Correct Answer - Option 3 : 5 and (0, -3)
Concept:
The general equation of a second-degree curve is
\(\rm ax^2+2hxy+by^2+2gx+2fy+c =0\)
Where a, b, c, f, g, h are constant
If a = b ≠ 0 and h = 0, then it represents a circle.
The general equation for the circle
\(\rm ax^2+ay^2+2gx+2fy+c =0\)
The radius of that circle = \(\rm \sqrt{\left({g\over a}\right)^2+\left({f\over a}\right)^2-\left({c\over a}\right)}\)and center \(\rm \left(-{g\over a},-{f\over a}\right)\)
Calculation:
Given equation 2y2 + 2x2 + 12y = 32
⇒ 2y2 + 2x2 + 12y - 32 = 0
Comparing to the general equation of a circle
\(\rm ax^2+ay^2+2gx+2fy+c =0\)
a = 2, g = 0, f = 6, c = - 32
∴ Center = \(\rm \left(-{g\over a},-{f\over a}\right)\) = (0, -3)
and Radius = \(\rm \sqrt{\left({g\over a}\right)^2+\left({f\over a}\right)^2-\left({c\over a}\right)}\)
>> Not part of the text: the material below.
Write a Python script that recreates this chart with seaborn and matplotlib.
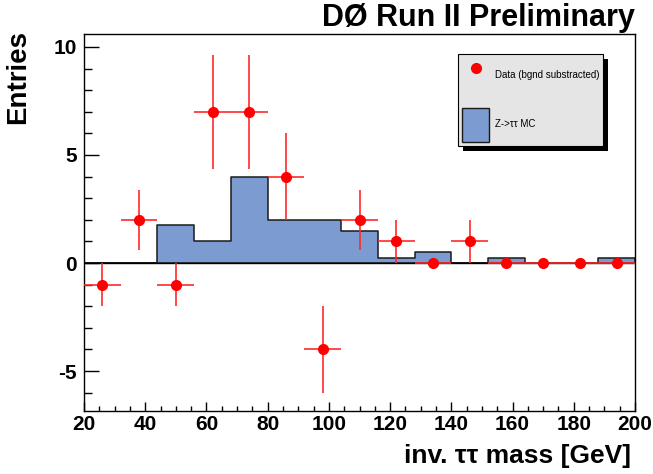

⇒ R = \(\rm \sqrt{\left({0\over 2}\right)^2+\left({6\over 2}\right)^2-\left({-32\over 2}\right)}\)
⇒ R = \(\rm \sqrt{\left({0\over 2}\right)^2+\left({6\over 2}\right)^2+\left({32\over 2}\right)}\)
⇒ R = \(\rm \sqrt{\left(9+16\right)}\) = 5